» Supplied material
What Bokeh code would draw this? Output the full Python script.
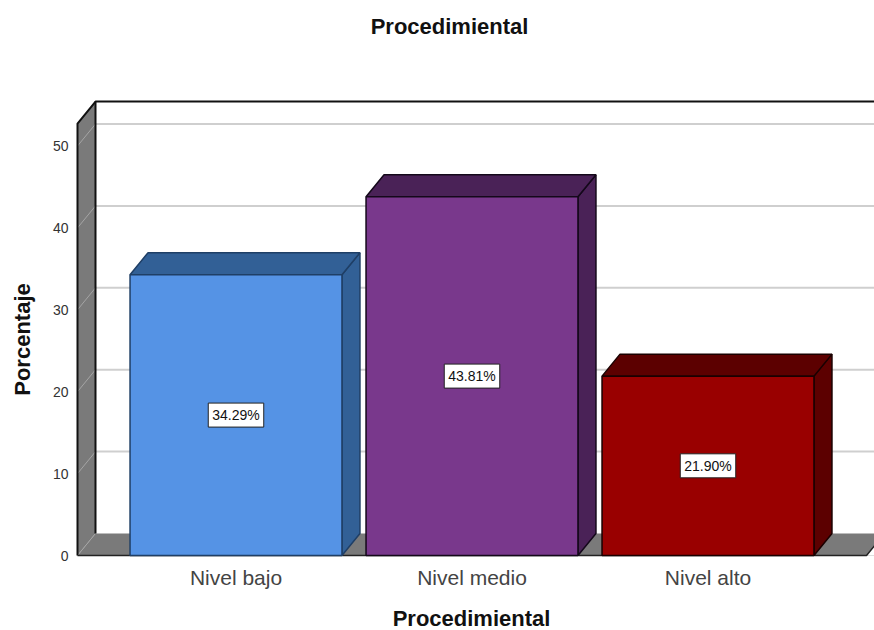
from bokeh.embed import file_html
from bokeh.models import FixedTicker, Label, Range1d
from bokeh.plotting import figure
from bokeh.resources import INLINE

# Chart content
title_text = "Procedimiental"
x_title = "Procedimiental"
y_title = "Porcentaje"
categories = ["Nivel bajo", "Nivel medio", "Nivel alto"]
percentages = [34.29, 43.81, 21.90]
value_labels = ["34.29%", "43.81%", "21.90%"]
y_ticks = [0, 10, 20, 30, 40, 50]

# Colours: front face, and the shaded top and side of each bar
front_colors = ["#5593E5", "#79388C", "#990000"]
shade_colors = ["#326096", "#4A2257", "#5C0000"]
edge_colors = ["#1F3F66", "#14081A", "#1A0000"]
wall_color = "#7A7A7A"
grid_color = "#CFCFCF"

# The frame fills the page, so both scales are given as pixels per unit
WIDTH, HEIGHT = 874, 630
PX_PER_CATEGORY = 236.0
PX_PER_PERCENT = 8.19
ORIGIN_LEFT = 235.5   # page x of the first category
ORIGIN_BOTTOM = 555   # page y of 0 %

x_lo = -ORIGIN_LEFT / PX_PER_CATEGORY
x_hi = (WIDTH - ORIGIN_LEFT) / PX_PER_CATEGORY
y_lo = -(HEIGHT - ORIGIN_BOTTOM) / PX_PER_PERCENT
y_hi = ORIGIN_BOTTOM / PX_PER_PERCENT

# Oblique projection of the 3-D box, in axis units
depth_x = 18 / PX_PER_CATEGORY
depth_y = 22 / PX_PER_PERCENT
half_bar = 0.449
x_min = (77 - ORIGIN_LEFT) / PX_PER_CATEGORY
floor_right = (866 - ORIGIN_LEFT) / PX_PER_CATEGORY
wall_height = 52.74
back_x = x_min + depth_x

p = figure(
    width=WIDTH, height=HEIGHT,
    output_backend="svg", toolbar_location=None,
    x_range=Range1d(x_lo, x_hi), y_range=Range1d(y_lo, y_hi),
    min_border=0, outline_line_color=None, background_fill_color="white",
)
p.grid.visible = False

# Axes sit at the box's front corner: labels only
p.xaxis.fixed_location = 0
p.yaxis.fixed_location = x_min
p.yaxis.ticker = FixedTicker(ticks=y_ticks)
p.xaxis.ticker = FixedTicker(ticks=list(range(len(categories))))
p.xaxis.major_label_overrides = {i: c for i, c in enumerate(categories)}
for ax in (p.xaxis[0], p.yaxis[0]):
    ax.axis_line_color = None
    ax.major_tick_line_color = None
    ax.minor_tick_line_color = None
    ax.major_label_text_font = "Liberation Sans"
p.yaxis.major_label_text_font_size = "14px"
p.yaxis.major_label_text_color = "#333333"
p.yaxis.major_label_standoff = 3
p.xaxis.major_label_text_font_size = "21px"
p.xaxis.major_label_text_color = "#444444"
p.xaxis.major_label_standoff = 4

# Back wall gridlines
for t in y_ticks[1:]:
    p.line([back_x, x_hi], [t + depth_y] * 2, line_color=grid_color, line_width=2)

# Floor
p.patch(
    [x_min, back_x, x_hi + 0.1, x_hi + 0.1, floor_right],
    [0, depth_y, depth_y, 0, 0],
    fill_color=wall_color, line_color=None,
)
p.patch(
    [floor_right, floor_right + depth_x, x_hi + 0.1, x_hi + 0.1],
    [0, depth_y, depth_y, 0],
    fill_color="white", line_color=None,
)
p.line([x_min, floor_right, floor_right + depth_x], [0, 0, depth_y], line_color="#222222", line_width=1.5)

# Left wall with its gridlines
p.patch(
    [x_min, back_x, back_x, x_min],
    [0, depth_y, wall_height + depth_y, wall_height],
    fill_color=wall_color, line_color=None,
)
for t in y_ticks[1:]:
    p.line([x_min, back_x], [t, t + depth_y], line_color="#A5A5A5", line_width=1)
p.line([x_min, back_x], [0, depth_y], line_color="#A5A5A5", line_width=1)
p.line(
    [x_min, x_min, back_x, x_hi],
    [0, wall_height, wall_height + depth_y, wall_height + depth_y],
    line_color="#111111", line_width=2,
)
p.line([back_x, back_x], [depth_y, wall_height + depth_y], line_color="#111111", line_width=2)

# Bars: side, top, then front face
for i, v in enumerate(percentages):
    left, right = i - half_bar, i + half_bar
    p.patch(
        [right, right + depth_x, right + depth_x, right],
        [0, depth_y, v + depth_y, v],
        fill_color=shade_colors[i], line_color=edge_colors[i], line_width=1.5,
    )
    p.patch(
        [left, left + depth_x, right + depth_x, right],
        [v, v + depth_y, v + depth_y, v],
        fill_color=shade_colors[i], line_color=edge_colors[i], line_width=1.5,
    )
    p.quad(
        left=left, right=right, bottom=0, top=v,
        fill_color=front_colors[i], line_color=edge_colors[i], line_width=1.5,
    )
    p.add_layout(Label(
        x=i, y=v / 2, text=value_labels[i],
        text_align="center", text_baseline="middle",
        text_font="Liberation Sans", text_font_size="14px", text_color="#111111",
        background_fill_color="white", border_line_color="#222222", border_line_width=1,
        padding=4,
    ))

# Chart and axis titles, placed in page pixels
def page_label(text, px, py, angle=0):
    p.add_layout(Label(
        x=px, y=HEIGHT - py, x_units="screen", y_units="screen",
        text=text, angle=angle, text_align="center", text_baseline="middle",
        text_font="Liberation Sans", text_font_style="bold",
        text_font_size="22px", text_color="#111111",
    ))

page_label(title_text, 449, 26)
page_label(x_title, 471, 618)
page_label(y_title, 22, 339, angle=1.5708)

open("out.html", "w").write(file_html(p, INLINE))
* * *
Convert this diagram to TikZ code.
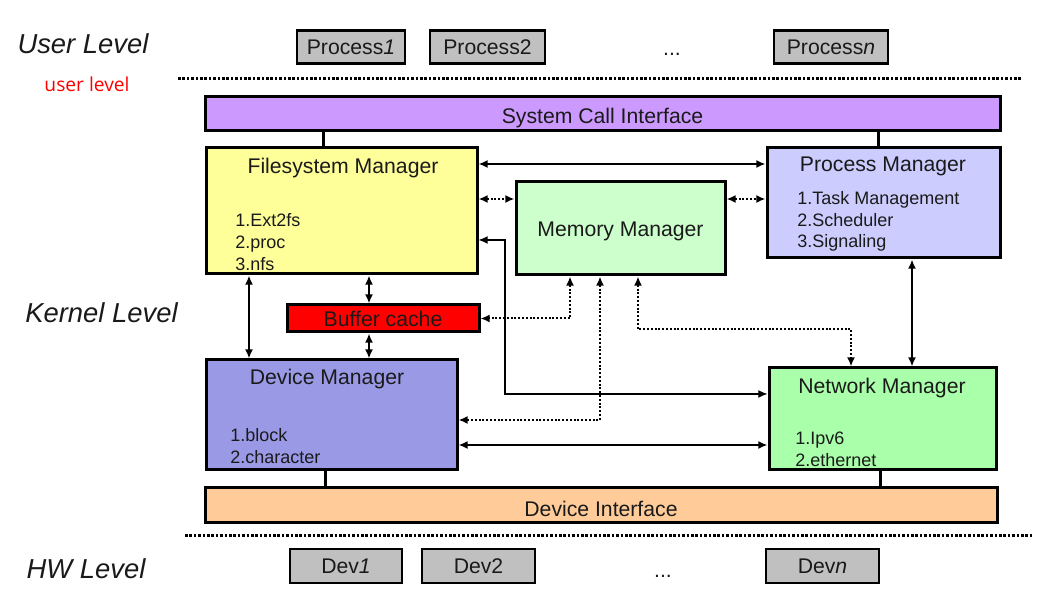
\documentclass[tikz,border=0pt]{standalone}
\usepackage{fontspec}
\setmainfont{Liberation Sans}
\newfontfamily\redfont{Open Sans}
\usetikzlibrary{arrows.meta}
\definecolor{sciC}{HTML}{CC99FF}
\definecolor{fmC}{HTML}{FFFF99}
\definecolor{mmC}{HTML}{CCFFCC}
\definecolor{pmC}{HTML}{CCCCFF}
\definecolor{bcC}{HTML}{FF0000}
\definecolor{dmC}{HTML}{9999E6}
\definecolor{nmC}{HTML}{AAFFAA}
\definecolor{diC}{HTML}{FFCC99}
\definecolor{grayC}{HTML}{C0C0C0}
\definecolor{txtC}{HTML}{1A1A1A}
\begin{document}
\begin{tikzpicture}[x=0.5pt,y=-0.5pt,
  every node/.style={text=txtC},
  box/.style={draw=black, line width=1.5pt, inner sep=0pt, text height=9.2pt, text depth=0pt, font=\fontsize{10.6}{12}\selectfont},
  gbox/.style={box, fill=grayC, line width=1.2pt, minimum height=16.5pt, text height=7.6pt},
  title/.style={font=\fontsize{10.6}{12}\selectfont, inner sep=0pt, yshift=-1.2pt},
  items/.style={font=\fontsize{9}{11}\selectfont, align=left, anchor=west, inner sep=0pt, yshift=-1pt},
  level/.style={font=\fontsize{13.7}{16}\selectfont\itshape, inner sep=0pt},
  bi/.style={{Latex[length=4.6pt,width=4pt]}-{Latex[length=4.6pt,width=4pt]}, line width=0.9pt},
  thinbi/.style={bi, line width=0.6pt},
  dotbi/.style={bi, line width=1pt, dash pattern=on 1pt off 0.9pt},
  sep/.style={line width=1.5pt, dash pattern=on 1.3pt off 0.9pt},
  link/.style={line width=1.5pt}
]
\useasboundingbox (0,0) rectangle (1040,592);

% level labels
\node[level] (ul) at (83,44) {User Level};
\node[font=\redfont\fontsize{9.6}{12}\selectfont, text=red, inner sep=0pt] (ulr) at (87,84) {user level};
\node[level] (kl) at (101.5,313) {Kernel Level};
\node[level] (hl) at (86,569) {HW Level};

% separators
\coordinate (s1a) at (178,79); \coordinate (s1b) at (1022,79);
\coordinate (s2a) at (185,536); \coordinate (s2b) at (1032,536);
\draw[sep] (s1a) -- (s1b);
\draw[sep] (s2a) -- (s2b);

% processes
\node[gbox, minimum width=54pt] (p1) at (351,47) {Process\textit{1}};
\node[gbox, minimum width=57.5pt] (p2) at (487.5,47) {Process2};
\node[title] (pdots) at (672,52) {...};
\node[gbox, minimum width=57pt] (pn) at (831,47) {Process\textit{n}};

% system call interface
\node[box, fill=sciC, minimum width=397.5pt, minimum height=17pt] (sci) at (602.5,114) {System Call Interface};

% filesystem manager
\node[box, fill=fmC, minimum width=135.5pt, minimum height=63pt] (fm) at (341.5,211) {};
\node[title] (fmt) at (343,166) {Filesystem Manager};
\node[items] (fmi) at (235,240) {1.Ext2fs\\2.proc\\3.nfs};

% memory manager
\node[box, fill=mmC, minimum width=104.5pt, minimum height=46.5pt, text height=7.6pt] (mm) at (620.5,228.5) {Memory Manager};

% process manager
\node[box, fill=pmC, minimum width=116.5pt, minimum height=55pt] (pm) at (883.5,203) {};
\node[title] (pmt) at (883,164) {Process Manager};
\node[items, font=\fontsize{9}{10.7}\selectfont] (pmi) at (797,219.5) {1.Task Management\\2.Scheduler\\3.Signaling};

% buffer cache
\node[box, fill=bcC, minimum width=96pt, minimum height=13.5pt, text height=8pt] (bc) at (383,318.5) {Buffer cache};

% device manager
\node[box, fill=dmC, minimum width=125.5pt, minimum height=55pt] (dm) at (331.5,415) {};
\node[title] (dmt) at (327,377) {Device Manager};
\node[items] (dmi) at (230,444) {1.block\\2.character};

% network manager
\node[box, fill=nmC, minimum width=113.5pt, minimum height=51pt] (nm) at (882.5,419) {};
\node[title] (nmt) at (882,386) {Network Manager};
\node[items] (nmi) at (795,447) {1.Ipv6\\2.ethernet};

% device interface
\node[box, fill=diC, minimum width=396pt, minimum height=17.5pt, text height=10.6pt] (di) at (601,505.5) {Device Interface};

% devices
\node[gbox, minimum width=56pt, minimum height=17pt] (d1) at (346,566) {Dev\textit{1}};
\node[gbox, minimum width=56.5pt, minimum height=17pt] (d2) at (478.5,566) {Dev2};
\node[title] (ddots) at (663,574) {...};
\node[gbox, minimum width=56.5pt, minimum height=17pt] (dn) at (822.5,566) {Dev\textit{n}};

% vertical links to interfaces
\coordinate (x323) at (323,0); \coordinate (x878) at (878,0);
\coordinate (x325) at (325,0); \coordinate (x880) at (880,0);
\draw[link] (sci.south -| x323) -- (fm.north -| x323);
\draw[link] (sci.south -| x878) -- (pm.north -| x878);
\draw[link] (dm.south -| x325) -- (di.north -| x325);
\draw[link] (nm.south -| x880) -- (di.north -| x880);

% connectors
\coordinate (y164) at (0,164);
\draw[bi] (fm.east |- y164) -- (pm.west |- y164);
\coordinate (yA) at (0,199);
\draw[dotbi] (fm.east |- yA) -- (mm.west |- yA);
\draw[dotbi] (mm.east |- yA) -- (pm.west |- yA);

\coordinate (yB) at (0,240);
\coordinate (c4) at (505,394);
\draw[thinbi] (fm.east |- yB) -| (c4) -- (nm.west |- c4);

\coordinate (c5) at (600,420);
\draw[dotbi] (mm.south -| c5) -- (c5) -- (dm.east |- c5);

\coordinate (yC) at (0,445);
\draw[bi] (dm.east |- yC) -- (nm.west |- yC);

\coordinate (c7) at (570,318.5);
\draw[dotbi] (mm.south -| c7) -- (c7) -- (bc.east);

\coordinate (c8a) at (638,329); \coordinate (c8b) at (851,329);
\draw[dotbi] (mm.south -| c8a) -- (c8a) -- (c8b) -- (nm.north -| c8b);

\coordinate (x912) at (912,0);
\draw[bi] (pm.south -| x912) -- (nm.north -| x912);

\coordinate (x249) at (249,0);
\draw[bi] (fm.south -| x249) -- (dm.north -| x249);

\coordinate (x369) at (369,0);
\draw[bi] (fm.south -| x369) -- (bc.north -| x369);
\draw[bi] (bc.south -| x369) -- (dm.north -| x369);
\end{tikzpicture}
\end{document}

» What you should do
From the line containing "What Bokeh code" to the line containing "y_hi = ORIGIN_BOTTOM / PX_PER_PERCENT", both lines included, give the text again exactly, without any pictures.

» Expected answer
What Bokeh code would draw this? Output the full Python script.
from bokeh.embed import file_html
from bokeh.models import FixedTicker, Label, Range1d
from bokeh.plotting import figure
from bokeh.resources import INLINE

# Chart content
title_text = "Procedimiental"
x_title = "Procedimiental"
y_title = "Porcentaje"
categories = ["Nivel bajo", "Nivel medio", "Nivel alto"]
percentages = [34.29, 43.81, 21.90]
value_labels = ["34.29%", "43.81%", "21.90%"]
y_ticks = [0, 10, 20, 30, 40, 50]

# Colours: front face, and the shaded top and side of each bar
front_colors = ["#5593E5", "#79388C", "#990000"]
shade_colors = ["#326096", "#4A2257", "#5C0000"]
edge_colors = ["#1F3F66", "#14081A", "#1A0000"]
wall_color = "#7A7A7A"
grid_color = "#CFCFCF"

# The frame fills the page, so both scales are given as pixels per unit
WIDTH, HEIGHT = 874, 630
PX_PER_CATEGORY = 236.0
PX_PER_PERCENT = 8.19
ORIGIN_LEFT = 235.5   # page x of the first category
ORIGIN_BOTTOM = 555   # page y of 0 %

x_lo = -ORIGIN_LEFT / PX_PER_CATEGORY
x_hi = (WIDTH - ORIGIN_LEFT) / PX_PER_CATEGORY
y_lo = -(HEIGHT - ORIGIN_BOTTOM) / PX_PER_PERCENT
y_hi = ORIGIN_BOTTOM / PX_PER_PERCENT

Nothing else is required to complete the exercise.